DATA SUPPLIED start

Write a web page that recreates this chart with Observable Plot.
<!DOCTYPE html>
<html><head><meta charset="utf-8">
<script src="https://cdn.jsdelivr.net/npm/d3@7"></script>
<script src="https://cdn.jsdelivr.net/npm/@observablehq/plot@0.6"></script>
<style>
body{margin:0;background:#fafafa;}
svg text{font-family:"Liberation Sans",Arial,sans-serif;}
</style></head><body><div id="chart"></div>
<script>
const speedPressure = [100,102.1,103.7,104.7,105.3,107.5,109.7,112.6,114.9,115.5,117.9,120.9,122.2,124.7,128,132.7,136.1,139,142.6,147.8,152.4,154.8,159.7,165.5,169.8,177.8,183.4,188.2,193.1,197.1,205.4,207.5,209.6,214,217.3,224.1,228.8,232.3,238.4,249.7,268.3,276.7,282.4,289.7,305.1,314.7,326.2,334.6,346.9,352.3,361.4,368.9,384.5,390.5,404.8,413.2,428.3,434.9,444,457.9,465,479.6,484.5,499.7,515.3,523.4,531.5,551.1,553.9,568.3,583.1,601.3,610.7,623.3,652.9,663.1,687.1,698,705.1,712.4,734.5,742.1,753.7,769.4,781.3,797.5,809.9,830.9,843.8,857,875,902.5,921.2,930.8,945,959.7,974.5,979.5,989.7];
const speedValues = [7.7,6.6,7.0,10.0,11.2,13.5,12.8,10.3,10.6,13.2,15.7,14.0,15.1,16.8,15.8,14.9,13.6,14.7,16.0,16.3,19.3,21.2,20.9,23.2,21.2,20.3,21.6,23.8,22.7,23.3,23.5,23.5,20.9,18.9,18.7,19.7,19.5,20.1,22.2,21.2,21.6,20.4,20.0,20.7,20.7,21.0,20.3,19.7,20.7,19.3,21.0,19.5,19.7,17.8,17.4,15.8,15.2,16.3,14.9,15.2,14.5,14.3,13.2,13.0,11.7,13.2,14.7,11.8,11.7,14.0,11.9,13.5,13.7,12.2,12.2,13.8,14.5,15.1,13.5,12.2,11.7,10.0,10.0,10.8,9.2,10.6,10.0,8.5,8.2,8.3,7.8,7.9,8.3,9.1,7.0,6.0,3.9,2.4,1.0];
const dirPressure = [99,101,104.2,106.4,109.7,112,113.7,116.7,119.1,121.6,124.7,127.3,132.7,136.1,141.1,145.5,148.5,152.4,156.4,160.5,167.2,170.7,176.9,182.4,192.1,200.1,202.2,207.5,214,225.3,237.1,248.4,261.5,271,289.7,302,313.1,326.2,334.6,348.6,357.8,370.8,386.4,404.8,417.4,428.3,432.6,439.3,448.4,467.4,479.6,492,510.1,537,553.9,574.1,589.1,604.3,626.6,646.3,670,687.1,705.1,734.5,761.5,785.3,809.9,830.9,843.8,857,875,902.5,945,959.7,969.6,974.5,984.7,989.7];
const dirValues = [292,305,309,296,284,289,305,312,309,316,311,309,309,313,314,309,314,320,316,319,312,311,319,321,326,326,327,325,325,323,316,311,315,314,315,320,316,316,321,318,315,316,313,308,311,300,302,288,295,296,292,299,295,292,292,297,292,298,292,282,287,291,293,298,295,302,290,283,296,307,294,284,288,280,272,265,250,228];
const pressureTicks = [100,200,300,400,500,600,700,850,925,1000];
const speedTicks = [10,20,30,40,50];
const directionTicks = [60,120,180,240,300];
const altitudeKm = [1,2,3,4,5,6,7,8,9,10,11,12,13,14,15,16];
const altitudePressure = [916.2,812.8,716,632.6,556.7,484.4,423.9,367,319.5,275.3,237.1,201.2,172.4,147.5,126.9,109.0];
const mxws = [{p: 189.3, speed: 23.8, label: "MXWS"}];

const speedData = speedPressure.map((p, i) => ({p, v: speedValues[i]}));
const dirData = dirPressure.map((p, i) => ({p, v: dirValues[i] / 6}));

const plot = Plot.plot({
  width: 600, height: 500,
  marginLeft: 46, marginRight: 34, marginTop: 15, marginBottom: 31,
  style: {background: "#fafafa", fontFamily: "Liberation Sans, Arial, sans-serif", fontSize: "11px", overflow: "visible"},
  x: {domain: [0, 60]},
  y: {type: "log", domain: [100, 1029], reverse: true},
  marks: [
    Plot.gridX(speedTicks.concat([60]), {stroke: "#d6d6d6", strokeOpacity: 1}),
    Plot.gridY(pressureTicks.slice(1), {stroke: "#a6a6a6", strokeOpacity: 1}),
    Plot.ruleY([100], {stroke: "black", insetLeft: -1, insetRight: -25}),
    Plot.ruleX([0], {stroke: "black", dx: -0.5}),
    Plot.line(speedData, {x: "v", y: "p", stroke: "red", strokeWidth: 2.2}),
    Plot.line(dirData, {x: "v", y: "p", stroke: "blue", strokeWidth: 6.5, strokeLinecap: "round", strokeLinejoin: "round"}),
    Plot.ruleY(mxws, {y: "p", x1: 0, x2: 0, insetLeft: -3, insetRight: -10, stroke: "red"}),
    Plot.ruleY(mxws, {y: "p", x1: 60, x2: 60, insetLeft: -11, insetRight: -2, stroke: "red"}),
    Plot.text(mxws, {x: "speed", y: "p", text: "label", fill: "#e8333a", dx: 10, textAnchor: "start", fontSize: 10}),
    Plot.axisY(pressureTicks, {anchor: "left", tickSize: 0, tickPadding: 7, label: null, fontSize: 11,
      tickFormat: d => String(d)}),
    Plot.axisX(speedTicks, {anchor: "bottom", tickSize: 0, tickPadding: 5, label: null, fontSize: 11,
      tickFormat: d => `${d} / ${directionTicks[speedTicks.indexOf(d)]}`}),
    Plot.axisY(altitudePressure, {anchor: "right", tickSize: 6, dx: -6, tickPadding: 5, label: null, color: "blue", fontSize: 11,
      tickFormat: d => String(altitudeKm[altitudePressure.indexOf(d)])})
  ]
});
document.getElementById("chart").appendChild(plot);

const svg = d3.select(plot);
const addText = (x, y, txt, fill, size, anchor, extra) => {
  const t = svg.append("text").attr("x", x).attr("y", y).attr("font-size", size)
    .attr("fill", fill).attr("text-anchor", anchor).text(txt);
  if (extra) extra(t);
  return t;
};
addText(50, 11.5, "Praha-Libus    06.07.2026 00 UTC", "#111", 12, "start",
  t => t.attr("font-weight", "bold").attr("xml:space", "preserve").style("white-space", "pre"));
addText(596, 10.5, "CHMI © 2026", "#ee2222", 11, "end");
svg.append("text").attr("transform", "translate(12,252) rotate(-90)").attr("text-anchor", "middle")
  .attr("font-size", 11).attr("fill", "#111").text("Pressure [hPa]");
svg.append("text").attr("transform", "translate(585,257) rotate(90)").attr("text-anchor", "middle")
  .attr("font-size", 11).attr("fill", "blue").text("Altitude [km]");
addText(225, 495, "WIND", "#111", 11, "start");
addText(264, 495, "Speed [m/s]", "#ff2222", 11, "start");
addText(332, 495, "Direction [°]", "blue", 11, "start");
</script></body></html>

DATA SUPPLIED end
DATA SUPPLIED start

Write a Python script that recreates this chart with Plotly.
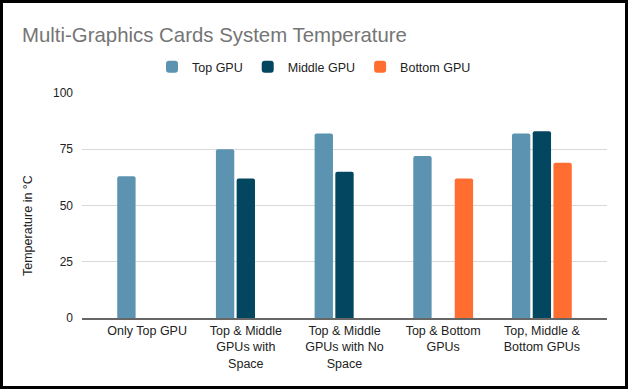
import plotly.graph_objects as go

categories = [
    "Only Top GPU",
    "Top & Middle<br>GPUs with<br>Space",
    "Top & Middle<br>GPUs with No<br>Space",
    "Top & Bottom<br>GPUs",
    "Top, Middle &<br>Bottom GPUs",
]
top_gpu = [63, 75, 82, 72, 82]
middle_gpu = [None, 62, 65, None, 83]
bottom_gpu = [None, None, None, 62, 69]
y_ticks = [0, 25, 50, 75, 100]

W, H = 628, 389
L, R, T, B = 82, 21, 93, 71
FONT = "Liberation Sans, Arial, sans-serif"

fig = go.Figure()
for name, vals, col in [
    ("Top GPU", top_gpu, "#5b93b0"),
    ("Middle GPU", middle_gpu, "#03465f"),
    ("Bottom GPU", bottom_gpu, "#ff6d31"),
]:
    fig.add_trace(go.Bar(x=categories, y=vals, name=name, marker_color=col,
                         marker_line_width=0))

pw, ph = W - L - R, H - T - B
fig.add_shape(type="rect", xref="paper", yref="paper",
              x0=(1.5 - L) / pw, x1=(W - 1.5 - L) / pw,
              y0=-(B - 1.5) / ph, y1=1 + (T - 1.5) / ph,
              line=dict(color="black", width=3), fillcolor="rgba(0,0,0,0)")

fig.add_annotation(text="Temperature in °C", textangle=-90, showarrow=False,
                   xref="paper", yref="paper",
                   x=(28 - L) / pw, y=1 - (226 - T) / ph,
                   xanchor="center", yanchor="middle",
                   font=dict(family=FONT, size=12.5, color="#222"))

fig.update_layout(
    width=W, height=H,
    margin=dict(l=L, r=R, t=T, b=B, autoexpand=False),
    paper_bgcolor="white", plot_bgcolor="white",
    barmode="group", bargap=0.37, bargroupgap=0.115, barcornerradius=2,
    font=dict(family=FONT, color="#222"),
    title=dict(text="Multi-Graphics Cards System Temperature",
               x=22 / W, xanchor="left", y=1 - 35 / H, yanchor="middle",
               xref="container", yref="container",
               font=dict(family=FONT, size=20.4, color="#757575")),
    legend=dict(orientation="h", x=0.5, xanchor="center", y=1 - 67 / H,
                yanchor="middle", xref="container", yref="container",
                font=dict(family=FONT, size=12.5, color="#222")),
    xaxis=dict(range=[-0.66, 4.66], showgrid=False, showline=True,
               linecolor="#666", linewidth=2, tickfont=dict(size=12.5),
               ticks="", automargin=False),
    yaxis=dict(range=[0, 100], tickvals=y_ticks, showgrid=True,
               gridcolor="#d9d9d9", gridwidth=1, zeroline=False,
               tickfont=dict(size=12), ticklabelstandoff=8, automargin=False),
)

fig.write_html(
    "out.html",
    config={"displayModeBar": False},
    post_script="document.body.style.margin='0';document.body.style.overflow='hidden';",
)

DATA SUPPLIED end
DATA SUPPLIED start

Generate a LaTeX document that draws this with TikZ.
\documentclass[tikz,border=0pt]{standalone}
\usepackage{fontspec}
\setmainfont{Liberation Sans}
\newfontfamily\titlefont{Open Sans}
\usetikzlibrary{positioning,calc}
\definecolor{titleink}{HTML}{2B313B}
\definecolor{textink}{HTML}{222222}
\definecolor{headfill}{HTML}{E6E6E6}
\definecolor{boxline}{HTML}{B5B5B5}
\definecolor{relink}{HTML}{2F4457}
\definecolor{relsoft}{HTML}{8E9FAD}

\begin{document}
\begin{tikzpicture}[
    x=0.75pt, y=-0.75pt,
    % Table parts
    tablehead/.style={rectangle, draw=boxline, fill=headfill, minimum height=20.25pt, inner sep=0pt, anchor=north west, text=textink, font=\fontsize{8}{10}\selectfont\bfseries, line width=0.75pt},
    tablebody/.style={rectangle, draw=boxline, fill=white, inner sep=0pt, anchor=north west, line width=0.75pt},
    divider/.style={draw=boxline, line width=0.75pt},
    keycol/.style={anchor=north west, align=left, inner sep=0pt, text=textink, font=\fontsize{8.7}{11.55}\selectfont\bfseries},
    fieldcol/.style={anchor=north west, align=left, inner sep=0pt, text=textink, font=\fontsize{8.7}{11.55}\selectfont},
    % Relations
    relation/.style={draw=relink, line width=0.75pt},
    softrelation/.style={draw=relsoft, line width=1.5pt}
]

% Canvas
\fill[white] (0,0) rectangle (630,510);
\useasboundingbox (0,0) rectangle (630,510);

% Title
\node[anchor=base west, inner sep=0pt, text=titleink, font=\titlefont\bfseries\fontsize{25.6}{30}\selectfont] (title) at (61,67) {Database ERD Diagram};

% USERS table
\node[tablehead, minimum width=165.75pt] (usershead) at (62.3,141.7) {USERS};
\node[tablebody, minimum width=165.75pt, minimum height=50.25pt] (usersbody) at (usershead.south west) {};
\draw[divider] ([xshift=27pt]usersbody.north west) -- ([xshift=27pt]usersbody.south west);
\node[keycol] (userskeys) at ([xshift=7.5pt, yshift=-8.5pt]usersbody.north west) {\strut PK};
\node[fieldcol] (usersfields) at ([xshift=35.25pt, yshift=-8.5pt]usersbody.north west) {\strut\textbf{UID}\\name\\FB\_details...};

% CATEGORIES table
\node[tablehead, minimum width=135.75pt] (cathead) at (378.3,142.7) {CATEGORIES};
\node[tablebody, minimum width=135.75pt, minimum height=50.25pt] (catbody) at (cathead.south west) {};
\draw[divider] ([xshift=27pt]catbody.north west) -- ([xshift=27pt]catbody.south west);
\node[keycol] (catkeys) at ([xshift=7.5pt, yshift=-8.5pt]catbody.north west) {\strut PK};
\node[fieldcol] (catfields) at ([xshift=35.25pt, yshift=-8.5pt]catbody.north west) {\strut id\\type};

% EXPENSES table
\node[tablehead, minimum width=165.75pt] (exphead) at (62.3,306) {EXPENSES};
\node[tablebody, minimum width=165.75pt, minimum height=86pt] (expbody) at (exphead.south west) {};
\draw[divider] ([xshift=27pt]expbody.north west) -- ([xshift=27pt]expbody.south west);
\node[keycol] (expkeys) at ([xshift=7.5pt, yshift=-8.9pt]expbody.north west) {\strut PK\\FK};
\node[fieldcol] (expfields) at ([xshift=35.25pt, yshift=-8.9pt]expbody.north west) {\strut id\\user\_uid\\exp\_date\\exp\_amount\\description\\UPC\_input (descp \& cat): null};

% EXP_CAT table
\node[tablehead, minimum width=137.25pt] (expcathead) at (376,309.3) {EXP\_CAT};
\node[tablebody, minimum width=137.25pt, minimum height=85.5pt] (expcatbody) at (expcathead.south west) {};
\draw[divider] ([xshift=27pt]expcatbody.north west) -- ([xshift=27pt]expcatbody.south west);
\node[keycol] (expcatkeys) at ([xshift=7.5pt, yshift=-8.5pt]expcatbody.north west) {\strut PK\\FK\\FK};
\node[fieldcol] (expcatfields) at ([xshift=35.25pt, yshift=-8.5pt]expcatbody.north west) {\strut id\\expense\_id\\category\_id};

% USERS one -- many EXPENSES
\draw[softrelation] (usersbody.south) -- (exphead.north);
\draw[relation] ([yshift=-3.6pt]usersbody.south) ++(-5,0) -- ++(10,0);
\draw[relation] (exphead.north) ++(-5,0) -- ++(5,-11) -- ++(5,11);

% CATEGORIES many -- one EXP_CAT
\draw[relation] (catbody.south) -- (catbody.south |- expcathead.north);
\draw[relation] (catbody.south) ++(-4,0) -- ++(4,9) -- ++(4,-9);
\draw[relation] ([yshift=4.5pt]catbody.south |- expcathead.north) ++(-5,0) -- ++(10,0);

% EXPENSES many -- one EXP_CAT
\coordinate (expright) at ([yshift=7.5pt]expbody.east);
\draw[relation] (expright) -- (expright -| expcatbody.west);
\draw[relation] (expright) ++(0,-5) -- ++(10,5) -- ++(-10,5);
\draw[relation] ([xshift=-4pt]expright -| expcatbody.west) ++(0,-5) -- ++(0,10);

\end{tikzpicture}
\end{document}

DATA SUPPLIED end

* TASK DETAILS:
Pick out the part that begins with the line containing "Write a Python" and finishes with the line containing "import plotly.graph_objects as go", both included. Restate it exactly, without images.

* TASK RESPONSE:
Write a Python script that recreates this chart with Plotly.
import plotly.graph_objects as go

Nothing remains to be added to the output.